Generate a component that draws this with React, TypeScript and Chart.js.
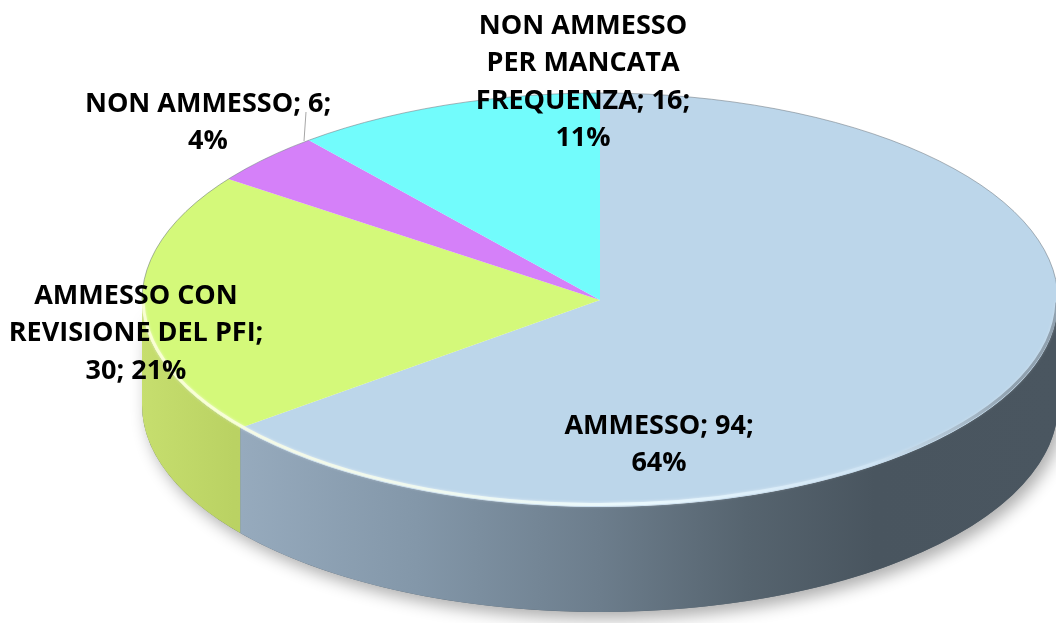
import { useEffect, useRef } from "react";
import { Chart, registerables } from "chart.js";

Chart.register(...registerables);

// ---- data ----
const categories = [
  "AMMESSO",
  "AMMESSO CON REVISIONE DEL PFI",
  "NON AMMESSO",
  "NON AMMESSO PER MANCATA FREQUENZA",
];
const counts = [94, 30, 6, 16];

// ---- styles / layout ----
const faceColors = ["#bcd6ea", "#d4f97a", "#d580f9", "#72fcfc"];
const RX = 458;
const RY = 207;
const DEPTH = 105;
const FONT_SIZE = 27;
const LINE_H = 37.5;
const labelPos = [
  { x: 659, y: 424, w: 215 },
  { x: 136, y: 294, w: 275 },
  { x: 208, y: 102, w: 265 },
  { x: 583, y: 24, w: 235 },
];
const leader = { x1: 306, y1: 112, x2: 304, y2: 141 };

function wrap(ctx: CanvasRenderingContext2D, text: string, maxW: number) {
  const words = text.split(" ");
  const lines: string[] = [];
  let cur = "";
  for (const w of words) {
    const t = cur ? cur + " " + w : w;
    if (cur && ctx.measureText(t).width > maxW) {
      lines.push(cur);
      cur = w;
    } else cur = t;
  }
  if (cur) lines.push(cur);
  return lines;
}

function sideFill(ctx: CanvasRenderingContext2D, idx: number, cx: number) {
  const g = ctx.createLinearGradient(cx - RX, 0, cx + RX, 0);
  if (idx === 0) {
    g.addColorStop(0, "#a9bdd1");
    g.addColorStop(0.07, "#9aaec1");
    g.addColorStop(0.3, "#8397a9");
    g.addColorStop(0.5, "#6c7d8c");
    g.addColorStop(0.66, "#56646f");
    g.addColorStop(0.8, "#49555f");
    g.addColorStop(1, "#4a5660");
  } else if (idx === 1) {
    g.addColorStop(0, "#c6de6e");
    g.addColorStop(0.1, "#bad263");
    g.addColorStop(1, "#a8be58");
  } else if (idx === 2) {
    g.addColorStop(0, "#b56ad4");
    g.addColorStop(1, "#8a4fa3");
  } else {
    g.addColorStop(0, "#60d6d6");
    g.addColorStop(1, "#46a0a0");
  }
  return g;
}

const pie3d = {
  id: "pie3d",
  beforeDatasetsDraw(chart: any) {
    const meta = chart.getDatasetMeta(0);
    const arcs = meta.data;
    const ctx: CanvasRenderingContext2D = chart.ctx;
    if (!arcs.length) return;
    const p = arcs[0].getProps(["x", "y", "outerRadius"], true);
    const cx = p.x, cy = p.y, r = p.outerRadius;

    // shadow under the whole cylinder
    ctx.save();
    ctx.shadowColor = "rgba(0,0,0,0.32)";
    ctx.shadowBlur = 16;
    ctx.shadowOffsetX = 5;
    ctx.shadowOffsetY = 7;
    ctx.beginPath();
    ctx.ellipse(cx, cy, RX, RY, 0, 0, Math.PI);
    ctx.ellipse(cx, cy + DEPTH, RX, RY, 0, Math.PI, 0, true);
    ctx.closePath();
    ctx.fillStyle = "#5a6670";
    ctx.fill();
    ctx.restore();

    // side walls, from the arcs computed by Chart.js
    arcs.forEach((arc: any, i: number) => {
      const a = arc.getProps(["startAngle", "endAngle"], true);
      for (const k of [0, 2 * Math.PI, -2 * Math.PI]) {
        const s = Math.max(a.startAngle, 0 + k);
        const e = Math.min(a.endAngle, Math.PI + k);
        if (e > s) {
          ctx.save();
          ctx.beginPath();
          ctx.ellipse(cx, cy, RX, RY, 0, s, e);
          ctx.ellipse(cx, cy + DEPTH, RX, RY, 0, e, s, true);
          ctx.closePath();
          ctx.fillStyle = sideFill(ctx, i, cx);
          ctx.fill();
          ctx.restore();
        }
      }
    });

    // top face: let Chart.js draw the pie squashed into an ellipse
    ctx.save();
    ctx.translate(cx, cy);
    ctx.scale(RX / r, RY / r);
    ctx.translate(-cx, -cy);
  },
  afterDatasetsDraw(chart: any) {
    const ctx: CanvasRenderingContext2D = chart.ctx;
    ctx.restore();
    const meta = chart.getDatasetMeta(0);
    if (!meta.data.length) return;
    const p = meta.data[0].getProps(["x", "y"], true);
    const cx = p.x, cy = p.y;
    // rim highlight on front edge
    ctx.save();
    const g = ctx.createLinearGradient(cx - RX, 0, cx + RX, 0);
    g.addColorStop(0, "rgba(255,255,220,0.8)");
    g.addColorStop(0.55, "rgba(235,250,255,0.9)");
    g.addColorStop(0.8, "rgba(220,240,255,0.35)");
    g.addColorStop(0.95, "rgba(60,70,80,0.4)");
    ctx.strokeStyle = g;
    ctx.lineWidth = 3;
    ctx.shadowColor = "rgba(255,255,255,0.7)";
    ctx.shadowBlur = 3;
    ctx.beginPath();
    ctx.ellipse(cx, cy - 1.5, RX - 1, RY - 1, 0, 0.02, Math.PI - 0.02);
    ctx.stroke();
    ctx.restore();
    // thin outline on back edge
    ctx.save();
    ctx.strokeStyle = "rgba(110,120,130,0.55)";
    ctx.lineWidth = 1;
    ctx.beginPath();
    ctx.ellipse(cx, cy, RX, RY, 0, Math.PI, 2 * Math.PI);
    ctx.stroke();
    ctx.restore();
  },
  afterDraw(chart: any) {
    const ctx: CanvasRenderingContext2D = chart.ctx;
    const data: number[] = chart.data.datasets[0].data;
    const labels: string[] = chart.data.labels;
    const total = data.reduce((s, v) => s + v, 0);
    ctx.save();
    ctx.font = `bold ${FONT_SIZE}px "Open Sans"`;
    ctx.fillStyle = "#000";
    ctx.textAlign = "center";
    ctx.textBaseline = "alphabetic";
    const capHalf = (0.714 * FONT_SIZE) / 2;
    data.forEach((v, i) => {
      const pct = Math.round((v / total) * 100) + "%";
      const text = `${labels[i]}; ${v}; ${pct}`;
      const lp = labelPos[i];
      const lines = wrap(ctx, text, lp.w);
      lines.forEach((ln, j) => {
        ctx.fillText(ln, lp.x, lp.y + j * LINE_H + capHalf);
      });
    });
    // leader line for the small slice
    ctx.strokeStyle = "#a6a6a6";
    ctx.lineWidth = 1;
    ctx.beginPath();
    ctx.moveTo(leader.x1, leader.y1);
    ctx.lineTo(leader.x2, leader.y2);
    ctx.stroke();
    ctx.restore();
  },
};

export default function App() {
  const ref = useRef<HTMLCanvasElement>(null);
  useEffect(() => {
    const chart = new Chart(ref.current as HTMLCanvasElement, {
      type: "pie",
      data: {
        labels: categories,
        datasets: [
          {
            data: counts,
            backgroundColor: faceColors,
            borderWidth: 0,
            clip: false as any,
          },
        ],
      },
      options: {
        responsive: false,
        animation: false,
        events: [],
        layout: { padding: { left: 144, right: 0, top: 0, bottom: 23 } },
        plugins: { legend: { display: false }, tooltip: { enabled: false } },
      },
      plugins: [pie3d as any],
    });
    return () => chart.destroy();
  }, []);
  return (
    <div style={{ position: "fixed", left: 0, top: 0, width: 1056, height: 623, background: "#fff" }}>
      <canvas ref={ref} width={1056} height={623} style={{ display: "block" }} />
    </div>
  );
}
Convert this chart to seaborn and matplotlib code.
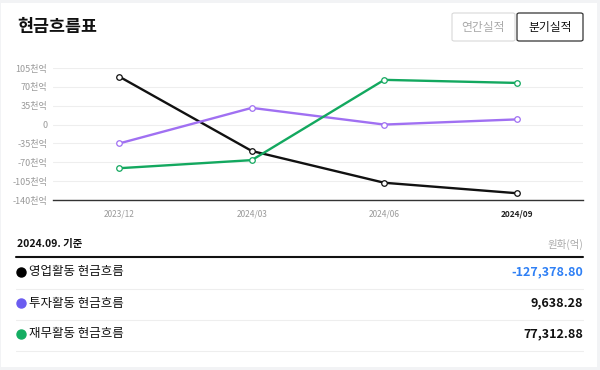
import matplotlib

matplotlib.use("Agg")
import matplotlib.pyplot as plt
import pandas as pd
import seaborn as sns
from matplotlib.patches import FancyBboxPatch, Rectangle

# data (천억 units as shown on the axis)
quarters = ["2023/12", "2024/03", "2024/06", "2024/09"]
operating = [89, -49, -108, -127.4]
investing = [-35, 31, 0, 9.6]
financing = [-81, -66, 83, 77.3]
series_names = ["영업활동 현금흐름", "투자활동 현금흐름", "재무활동 현금흐름"]
line_colors = ["#111111", "#a070f2", "#13a85f"]
dot_colors = ["#000000", "#6b5cf0", "#14ad62"]
latest_values = ["-127,378.80", "9,638.28", "77,312.88"]
value_colors = ["#2f80f5", "#111111", "#111111"]
y_ticks = [105, 70, 35, 0, -35, -70, -105, -140]
y_labels = ["105천억", "70천억", "35천억", "0", "-35천억", "-70천억", "-105천억", "-140천억"]

df = pd.DataFrame({
    "quarter": quarters * 3,
    "x": list(range(len(quarters))) * 3,
    "value": operating + investing + financing,
    "series": [n for n in series_names for _ in quarters],
})

sns.set_theme(style="white")
plt.rcParams["font.family"] = ["Noto Sans CJK KR", "DejaVu Sans"]

W, H = 600, 370
fig = plt.figure(figsize=(6, 3.7), dpi=100)
fig.patch.set_facecolor("#f2f3f5")


def fx(x):
    return x / W


def fy(y):
    return 1 - y / H


# white card behind everything
fig.patches.append(Rectangle((fx(1), fy(367)), fx(596), 364 / H, transform=fig.transFigure,
                             facecolor="white", edgecolor="none", zorder=-10))

ax = fig.add_axes([fx(53), fy(200), fx(583 - 53), (200 - 68) / H])
ax.set_facecolor("white")
sns.lineplot(data=df, x="x", y="value", hue="series", palette=line_colors, linewidth=1.7,
             marker="o", markersize=4, markerfacecolor="white", markeredgewidth=0.9,
             legend=False, ax=ax)
for line, c in zip(ax.lines, line_colors):
    line.set_markeredgecolor(c)

ax.set_xlim(-0.5, 3.5)
ax.set_ylim(-140, 105)
ax.set_yticks(y_ticks)
ax.set_yticklabels(y_labels, fontsize=6.5, color="#9a9a9a")
ax.set_xticks(range(len(quarters)))
ax.set_xticklabels(quarters, fontsize=6, color="#9a9a9a")
ax.get_xticklabels()[-1].set_color("#222222")
ax.get_xticklabels()[-1].set_fontweight("bold")
ax.tick_params(axis="both", length=0, pad=4)
ax.tick_params(axis="x", pad=7)
ax.grid(axis="y", color="#eeeeee", linewidth=0.8)
ax.set_axisbelow(True)
for side in ["top", "right", "left"]:
    ax.spines[side].set_visible(False)
ax.spines["bottom"].set_color("#333333")
ax.spines["bottom"].set_linewidth(1.0)
ax.set_xlabel("")
ax.set_ylabel("")

# header
fig.text(fx(17), fy(27), "현금흐름표", fontsize=12.5, fontweight="bold", color="#111111", va="center")
fig.patches.append(FancyBboxPatch((fx(452), fy(41)), fx(63), 28 / H, boxstyle="round,pad=0,rounding_size=0.004",
                                  transform=fig.transFigure, facecolor="white", edgecolor="#d8d8d8", linewidth=0.8))
fig.patches.append(FancyBboxPatch((fx(517), fy(41)), fx(66), 28 / H, boxstyle="round,pad=0,rounding_size=0.004",
                                  transform=fig.transFigure, facecolor="white", edgecolor="#333333", linewidth=0.9))
fig.text(fx(483.5), fy(27), "연간실적", fontsize=8.5, color="#aaaaaa", ha="center", va="center")
fig.text(fx(550), fy(27), "분기실적", fontsize=8.5, color="#111111", ha="center", va="center")

# table
fig.text(fx(17), fy(244), "2024.09. 기준", fontsize=7.5, fontweight="bold", color="#111111", va="center")
fig.text(fx(583), fy(244), "원화(억)", fontsize=7.5, color="#aaaaaa", ha="right", va="center")
fig.add_artist(plt.Line2D([fx(16), fx(583)], [fy(257), fy(257)], color="#111111", linewidth=1.5))
row_y = [272, 303, 334]
for y, name, dc, val, vc in zip(row_y, series_names, dot_colors, latest_values, value_colors):
    fig.add_artist(plt.Line2D([fx(21)], [fy(y)], marker="o", markersize=6.5, color=dc, linestyle="none"))
    fig.text(fx(29), fy(y), name, fontsize=9, color="#111111", va="center")
    fig.text(fx(583), fy(y), val, fontsize=9, fontweight="bold", color=vc, ha="right", va="center")
    fig.add_artist(plt.Line2D([fx(16), fx(583)], [fy(y + 16.5), fy(y + 16.5)], color="#eeeeee", linewidth=0.8))

fig.savefig("out.png", dpi=100, facecolor=fig.get_facecolor())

==============================

OBJECTIVE —
Restate each line from the start of the listing through the line bearing "const counts = [94, 30, 6, 16];" word for word. Drop the pictures.

EXERCISE RESULT —
Generate a component that draws this with React, TypeScript and Chart.js.
import { useEffect, useRef } from "react";
import { Chart, registerables } from "chart.js";

Chart.register(...registerables);

// ---- data ----
const categories = [
  "AMMESSO",
  "AMMESSO CON REVISIONE DEL PFI",
  "NON AMMESSO",
  "NON AMMESSO PER MANCATA FREQUENZA",
];
const counts = [94, 30, 6, 16];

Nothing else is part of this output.